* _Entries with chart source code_
------------------------

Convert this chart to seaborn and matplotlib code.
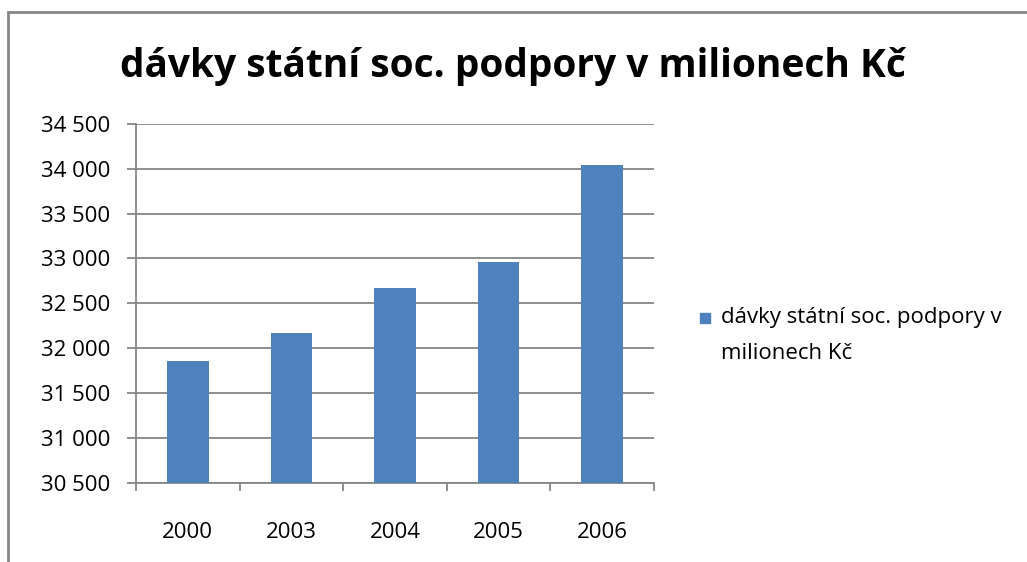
import matplotlib
matplotlib.use('Agg')
import matplotlib.pyplot as plt
import matplotlib.ticker as mticker
from matplotlib.patches import Rectangle
from matplotlib.legend_handler import HandlerPatch
import seaborn as sns

# data
years = ['2000', '2003', '2004', '2005', '2006']
values = [31854, 32174, 32666, 32956, 34042]
series_name = 'dávky státní soc. podpory v\nmilionech Kč'
title = 'dávky státní soc. podpory v milionech Kč'
y_ticks = [30500, 31000, 31500, 32000, 32500, 33000, 33500, 34000, 34500]

sns.set_style('white')
plt.rcParams['font.family'] = ['Open Sans', 'DejaVu Sans']
plt.rcParams['text.color'] = 'black'
plt.rcParams['xtick.color'] = 'black'
plt.rcParams['ytick.color'] = 'black'

grey = '#868686'
blue = '#4F81BD'
fs = 16

fig = plt.figure(figsize=(10.27, 5.62), dpi=100)
ax = fig.add_axes([136 / 1027, 1 - 483 / 562, (654 - 136) / 1027, (483 - 123.7) / 562])

sns.barplot(x=years, y=values, color=blue, width=0.4, saturation=1, linewidth=0,
            ax=ax, zorder=3)

ax.set_ylim(30500, 34500)
ax.set_xlim(-0.5, 4.5)
ax.set_yticks(y_ticks)
ax.yaxis.set_major_formatter(mticker.FuncFormatter(lambda v, p: f'{int(v):,}'.replace(',', ' ')))
ax.grid(axis='y', color=grey, linewidth=1.3, zorder=0)
ax.set_axisbelow(True)

# ticks on the category boundaries, labels in the middle
ax.set_xticks([i - 0.5 for i in range(len(years) + 1)])
ax.set_xticklabels([])
ax.set_xticks(range(len(years)), minor=True)
ax.set_xticklabels(years, minor=True)
ax.tick_params(axis='x', which='major', direction='out', length=6, width=1.3,
               color=grey, bottom=True)
ax.tick_params(axis='x', which='minor', length=0, pad=28, labelsize=fs)
ax.tick_params(axis='y', direction='out', length=6.5, width=1.3, color=grey,
               left=True, pad=12, labelsize=fs)

for s in ['top', 'right']:
    ax.spines[s].set_visible(False)
for s in ['left', 'bottom']:
    ax.spines[s].set_color(grey)
    ax.spines[s].set_linewidth(1.3)
ax.set_xlabel('')
ax.set_ylabel('')

fig.text(513 / 1027, 1 - 66 / 562, title, ha='center', va='center',
         fontsize=28, fontweight='bold')


def top_square(legend, orig_handle, xdescent, ydescent, width, height, fontsize):
    sq = 7.5
    return Rectangle((-xdescent, -ydescent + height - sq + 1), sq, sq)


leg = ax.legend(handles=[Rectangle((0, 0), 1, 1, color=blue)], labels=[series_name],
                loc='upper left', bbox_to_anchor=(700 / 1027, 1 - 307 / 562),
                bbox_transform=fig.transFigure, frameon=False, fontsize=fs,
                handlelength=0.6, handleheight=2.8, handletextpad=0.35,
                borderaxespad=0, borderpad=0,
                handler_map={Rectangle: HandlerPatch(patch_func=top_square)})
for t in leg.get_texts():
    t.set_linespacing(1.95)

# outer chart frame
fig.patches.append(Rectangle((8 / 1027, -0.05), 1.1, 1 - 11.5 / 562 + 0.05,
                             transform=fig.transFigure, fill=False,
                             edgecolor=grey, linewidth=2))

fig.savefig('out.png', dpi=100)
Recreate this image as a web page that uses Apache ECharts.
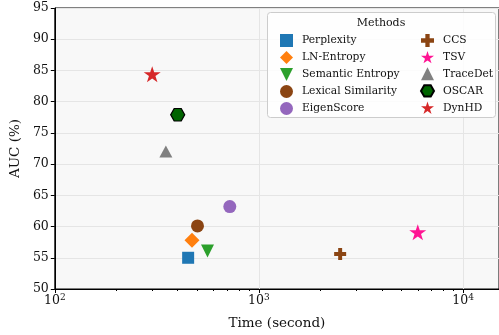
<!DOCTYPE html>
<html>
<head>
<meta charset="utf-8">
<script src="https://cdn.jsdelivr.net/npm/echarts@6/dist/echarts.min.js"></script>
<style>html,body{margin:0;padding:0;background:#fff}#c{width:499px;height:335px}</style>
</head>
<body>
<div id="c"></div>
<script>
const methods = ['Perplexity','LN-Entropy','Semantic Entropy','Lexical Similarity','EigenScore','CCS','TSV','TraceDet','OSCAR','DynHD'];
const times = [450, 470, 560, 500, 720, 2500, 6000, 350, 400, 300];
const aucs = [55.0, 57.8, 56.1, 60.1, 63.2, 55.6, 59.1, 72.0, 77.9, 84.4];
const xMajorTicks = [100, 1000, 10000];
const xMinorTicks = [200,300,400,500,600,700,800,900,2000,3000,4000,5000,6000,7000,8000,9000];
const yTicks = [50,55,60,65,70,75,80,85,90,95];

const STAR = 'path://M0,-100 L22.45,-30.9 L95.11,-30.9 L36.33,11.8 L58.78,80.9 L0,38.2 L-58.78,80.9 L-36.33,11.8 L-95.11,-30.9 L-22.45,-30.9 Z';
const PLUS = 'path://M-100,-33 L-33,-33 L-33,-100 L33,-100 L33,-33 L100,-33 L100,33 L33,33 L33,100 L-33,100 L-33,33 L-100,33 Z';
const HEX = 'path://M100,0 L50,86.6 L-50,86.6 L-100,0 L-50,-86.6 L50,-86.6 Z';
const TRI_DOWN = 'path://M-100,-100 L100,-100 L0,100 Z';
const TRI_UP = 'path://M-100,100 L100,100 L0,-100 Z';

const styles = [
  {color:'#1f77b4', symbol:'rect', size:12},
  {color:'#ff7f0e', symbol:'diamond', size:[15,15]},
  {color:'#2ca02c', symbol:TRI_DOWN, size:[13,13]},
  {color:'#8b4513', symbol:'circle', size:13},
  {color:'#9467bd', symbol:'circle', size:13},
  {color:'#8b4513', symbol:PLUS, size:[12,12]},
  {color:'#ff1493', symbol:STAR, size:[17,16]},
  {color:'#808080', symbol:TRI_UP, size:[13,12]},
  {color:'#006400', symbol:HEX, size:[14,12.5], border:'#000'},
  {color:'#d62728', symbol:STAR, size:[17,16]}
];

const FONT = 'DejaVu Serif';

const series = methods.map((m, i) => ({
  name: m,
  type: 'scatter',
  symbol: styles[i].symbol,
  symbolSize: styles[i].size,
  itemStyle: Object.assign({color: styles[i].color, opacity: 1},
    styles[i].border ? {borderColor: styles[i].border, borderWidth: 1.2} : {}),
  data: [[times[i], aucs[i]]],
  z: 2
}));

const legendText = {fontFamily: FONT, fontSize: 10.7, color: '#111', padding: [0,0,0,4]};

const chart = echarts.init(document.getElementById('c'), null, {renderer: 'canvas'});
chart.setOption({
  animation: false,
  grid: {left: 54, top: 8, width: 447, height: 282, show: true, backgroundColor: '#f8f8f8', borderColor: '#000', borderWidth: 1},
  xAxis: [
    {
      type: 'log', logBase: 10, min: 100, max: 15000,
      name: 'Time (second)', nameLocation: 'middle', nameGap: 27,
      nameTextStyle: {fontFamily: FONT, fontSize: 13.5, color: '#111'},
      axisLine: {show: true, lineStyle: {color: '#000', width: 1}},
      axisTick: {show: true, length: 4, inside: false, customValues: xMajorTicks, lineStyle: {color: '#000'}},
      axisLabel: {show: true, customValues: xMajorTicks, margin: 4, color: '#111',
        formatter: v => '{b|10}{s|' + Math.round(Math.log10(v)) + '}',
        rich: {
          b: {fontFamily: FONT, fontSize: 12.5, color: '#111'},
          s: {fontFamily: FONT, fontSize: 9, color: '#111', padding: [0,0,7,0]}
        }},
      splitLine: {show: true, lineStyle: {color: '#e5e5e5', width: 1}},
      minorTick: {show: false}
    },
    {
      type: 'log', logBase: 10, min: 100, max: 15000, position: 'bottom',
      axisLine: {show: false},
      axisTick: {show: true, length: 2, customValues: xMinorTicks, lineStyle: {color: '#000'}},
      axisLabel: {show: false},
      splitLine: {show: false}
    }
  ],
  yAxis: {
    type: 'value', min: 50, max: 95, interval: 5,
    name: 'AUC (%)', nameLocation: 'middle', nameGap: 28,
    nameTextStyle: {fontFamily: FONT, fontSize: 13.5, color: '#111'},
    axisLine: {show: true, lineStyle: {color: '#000', width: 1}},
    axisTick: {show: true, length: 4, lineStyle: {color: '#000'}},
    axisLabel: {margin: 6, fontFamily: FONT, fontSize: 12.5, color: '#111', customValues: yTicks},
    splitLine: {show: true, lineStyle: {color: '#e5e5e5', width: 1}}
  },
  legend: [
    {
      data: methods.slice(0,5), orient: 'vertical', left: 275, top: 29,
      itemWidth: 13, itemHeight: 13, itemGap: 4, textStyle: legendText, z: 5
    },
    {
      data: methods.slice(5), orient: 'vertical', left: 415, top: 29,
      itemWidth: 13, itemHeight: 13, itemGap: 4, textStyle: legendText, z: 5
    }
  ],
  graphic: [
    {type: 'rect', z: 3, shape: {x: 267.5, y: 12.5, width: 228, height: 105, r: 3},
      style: {fill: 'rgba(255,255,255,0.85)', stroke: '#cccccc', lineWidth: 1}},
    {type: 'text', z: 5, x: 381, y: 23,
      style: {text: 'Methods', font: '11px "DejaVu Serif"', fill: '#111', textAlign: 'center', textVerticalAlign: 'middle'}}
  ],
  series: series
});
</script>
</body>
</html>
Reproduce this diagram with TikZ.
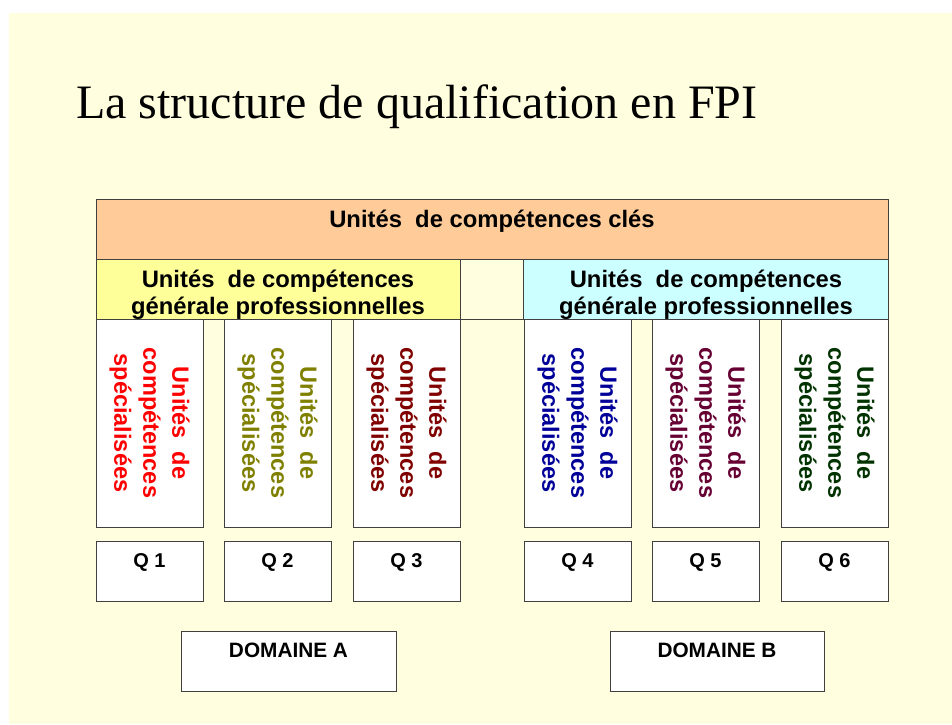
\documentclass[tikz,border=0pt]{standalone}
\usepackage{fontspec}
\setmainfont{Liberation Sans}
\newfontfamily\titlefont{Liberation Serif}
\definecolor{bgyellow}{HTML}{FFFFE0}
\definecolor{orangefill}{HTML}{FFCC99}
\definecolor{yellowfill}{HTML}{FFFF99}
\definecolor{cyanfill}{HTML}{CCFFFF}
\definecolor{cone}{HTML}{FF0000}
\definecolor{ctwo}{HTML}{808000}
\definecolor{cthree}{HTML}{800000}
\definecolor{cfour}{HTML}{000099}
\definecolor{cfive}{HTML}{660033}
\definecolor{csix}{HTML}{003300}
\begin{document}
\begin{tikzpicture}[x=1pt,y=-1pt,
  box/.style={draw=black!75, line width=0.9pt, inner sep=0pt, outer sep=0pt, anchor=north west},
  colbox/.style={box, fill=white, minimum width=107, minimum height=208},
  qbox/.style={box, fill=white, minimum width=107, minimum height=60},
  dombox/.style={box, fill=white, minimum height=60},
  lbl/.style={inner sep=0pt, font=\bfseries\fontsize{23.8}{27}\selectfont, align=center},
  qlbl/.style={inner sep=0pt, anchor=base, font=\bfseries\fontsize{20}{24}\selectfont},
  domlbl/.style={qlbl, font=\bfseries\fontsize{20.8}{24}\selectfont},
  coltxt/.style={inner sep=0pt, rotate=-90, align=center, font=\bfseries\fontsize{23.5}{29}\selectfont}]
\useasboundingbox (0,0) rectangle (952,724);
\fill[white] (0,0) rectangle (952,724);
\fill[bgyellow] (9,13) rectangle (952,724);
% title
\node[inner sep=0pt, anchor=base west, font=\titlefont\fontsize{48}{56}\selectfont] (title) at (76,118) {La structure de qualification en FPI};
% top boxes
\node[box, fill=orangefill, minimum width=792, minimum height=60] (cles) at (96,199) {};
\node[lbl, anchor=base] (clestxt) at (492,227) {Unités\ \ de compétences clés};
\node[box, fill=yellowfill, minimum width=364, minimum height=60] (genA) at (96,259) {};
\node[box, fill=bgyellow, minimum width=63, minimum height=60] (gap) at (460,259) {};
\node[box, fill=cyanfill, minimum width=365, minimum height=60] (genB) at (523,259) {};
\node[lbl, anchor=base] (genAtxt) at (278,314) {Unités\ \ de compétences\\générale professionnelles};
\node[lbl, anchor=base] (genBtxt) at (706,314) {Unités\ \ de compétences\\générale professionnelles};
% columns
\node[colbox] (c1) at (96,319) {};
\node[colbox] (c2) at (224,319) {};
\node[colbox] (c3) at (353,319) {};
\node[colbox] (c4) at (524,319) {};
\node[colbox] (c5) at (652,319) {};
\node[colbox] (c6) at (781,319) {};
\node[coltxt, text=cone] (t1) at (c1.center) {Unités\ \ de\\compétences\\spécialisées};
\node[coltxt, text=ctwo] (t2) at (c2.center) {Unités\ \ de\\compétences\\spécialisées};
\node[coltxt, text=cthree] (t3) at (c3.center) {Unités\ \ de\\compétences\\spécialisées};
\node[coltxt, text=cfour] (t4) at (c4.center) {Unités\ \ de\\compétences\\spécialisées};
\node[coltxt, text=cfive] (t5) at (c5.center) {Unités\ \ de\\compétences\\spécialisées};
\node[coltxt, text=csix] (t6) at (c6.center) {Unités\ \ de\\compétences\\spécialisées};
% Q boxes
\node[qbox] (q1) at (96,541) {};
\node[qbox] (q2) at (224,541) {};
\node[qbox] (q3) at (353,541) {};
\node[qbox] (q4) at (524,541) {};
\node[qbox] (q5) at (652,541) {};
\node[qbox] (q6) at (781,541) {};
\node[qlbl] (q1t) at (149.5,567) {Q 1};
\node[qlbl] (q2t) at (277.5,567) {Q 2};
\node[qlbl] (q3t) at (406.5,567) {Q 3};
\node[qlbl] (q4t) at (577.5,567) {Q 4};
\node[qlbl] (q5t) at (705.5,567) {Q 5};
\node[qlbl] (q6t) at (834.5,567) {Q 6};
% domains
\node[dombox, minimum width=215] (domA) at (181,631) {};
\node[dombox, minimum width=214] (domB) at (610,631) {};
\node[domlbl] (domAt) at (288.5,657) {DOMAINE A};
\node[domlbl] (domBt) at (717,657) {DOMAINE B};
\end{tikzpicture}
\end{document}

------------------------

* _PROBLEM TO SOLVE_
With the pictures left out, restate word for word every line of the data above, from the first down to the line that contains "import seaborn as sns".

* _TASK ANSWER_
Convert this chart to seaborn and matplotlib code.
import matplotlib
matplotlib.use('Agg')
import matplotlib.pyplot as plt
import matplotlib.ticker as mticker
from matplotlib.patches import Rectangle
from matplotlib.legend_handler import HandlerPatch
import seaborn as sns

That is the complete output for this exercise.